I survived my second week in the job, and joined a few Aussies at Irish Village for more than a few pints of Guinness. Until then I have been on a real health kick, and avoiding alcohol.
The Irish Village is a nice pub, in a semi-secluded spot. It’s near a couple of our offices, and the tennis courts where the Barclays Dubai Tennis Championships will be played later this month.
At the pub there was yet another case of, it’s a small world afterall. Initially there was just four of us at the pub, and my boss mentioned to one of the other guys, I should tell you, Ryan’s wife is from Tasmania. I thought this was a bit abstract, but the guy made a bit of a joke, so I figured he may have been to Tasmania, or something. But no! It turns out he’s from Ulverstone – the same town as my wife’s family. A town of less than 10,000 people. Now that’s getting a little freaky.
Ulverstone seems like one of those places though, like Toowoomba. If you’re having a chat with a certain number of Australians, you’re more than likely to find someone with a connection to the place. I remember Elle was working in a Brisbane bar a number of years ago, where she happened to work alongside someone also from Ulverstone – whom she had never met before. What are the chances.
But anyway, The Irish Village was a nice place. When I was in Australia considering whether to take the job or not, I did a fair bit of Google-ing to suss the country out. One of my questions was whether they had anywhere that cooks some decent fish & chips. There seemed to be more than a couple of favourable references to the fish & chips at Irish Village.
It was funny how no matter what I searched for – no matter how obscure – there was always more than one web forum, or site where someone had asked the question previously. I can’t think of all the questions now off the top of my head, but there were plenty of things like whether they had baby formula, childhood panadol, and things of that nature.
Google also helped me identify the sex of a person when I couldn’t discern it from the Indian, or Arabic name. All you do is an image search on the name, and each and every time it displays dozens of images of people by that name. Presto.
Earlier in the day I did a fair bit of running around, finalising the joining stuff, such as attesting my marriage certificate. I caught a taxi from the Consulate to the Ministry of Foreign Affairs, and the guy was an absolute madman. Everyone on the roads here are obviously a bit crazy, but this guy took it to a whole new level. He actually had great skill with the way he could drive up to 100km/hr within 10 cm from the car in front, and stop suddenly at the lights. I was wondering why he was in so much of a hurry, and the only thing I could come up with was he going that fast to give him more time to watch himself in the rear vision mirros as he brushed his hands through his thick head of hair, and polish and straighten his shiny Ray Bans sunglasses. It was a bit compulsive. But he wasn’t just the king of speeding, he was also quite an expert at shepherding the other cars out of the lanes around him, and his use of the horn was quite special also.

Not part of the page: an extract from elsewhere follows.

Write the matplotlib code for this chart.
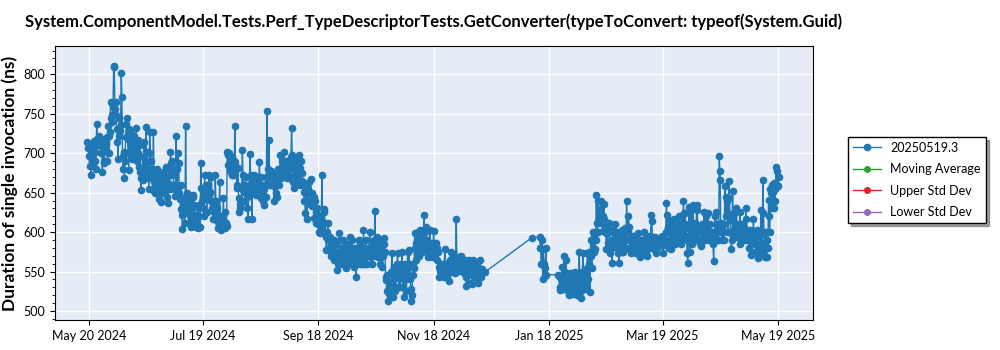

In Dubai, people use their horns more than anywhere else I know. I would say on any built-up stretch of road, you’d hear a horn go off every 3 – 4 seconds. Most of the time, there are multiple horns going at once. There seems to be a number of contexts for people’s horning, and more than a few meanings attributed to it. Yes, the humble car horn is a multi-faceted communication tool.
From what I’ve seen, people use their horns to say:
- look out
- hurry up
- slow down
- don’t cross there
- hey, I’m driving here
- LOOK OUT!
- are you f-in crazy?
- you’re a mere pedestrian, don’t tempt me
- this is your last warning. Grrrr; and
- hey, it’s been quiet for three seconds – my turn.
The road rage statistics are actually quite low – if you believe the newspaper reports (which some have told me I shouldn’t do!)
We drove past some of the frantic construction of the Metro (Dubai’s first train system – expected to be running in Sept this yr). A sign on their wall caught my eye, “Know safety, no pain. No safety, Know Pain”. I thought this was quite insightful. Unfortunately it seems not everyone across the country has the same thinking. I was walking on a footpath, and at random intervals there were large and sudden drop-offs at least three feet in depth. I’d hate to be walking past there at night.
The night ended up going back to a birthday party of one of the expat gang. It was a pizza and trivia night party, where they used the Play Station 3 Buzz game. I was initially cynical, but it was extremely entertaining! Particularly when the teams were split into guys and girls, and the guys would only take points from the girls – to ensure their demise.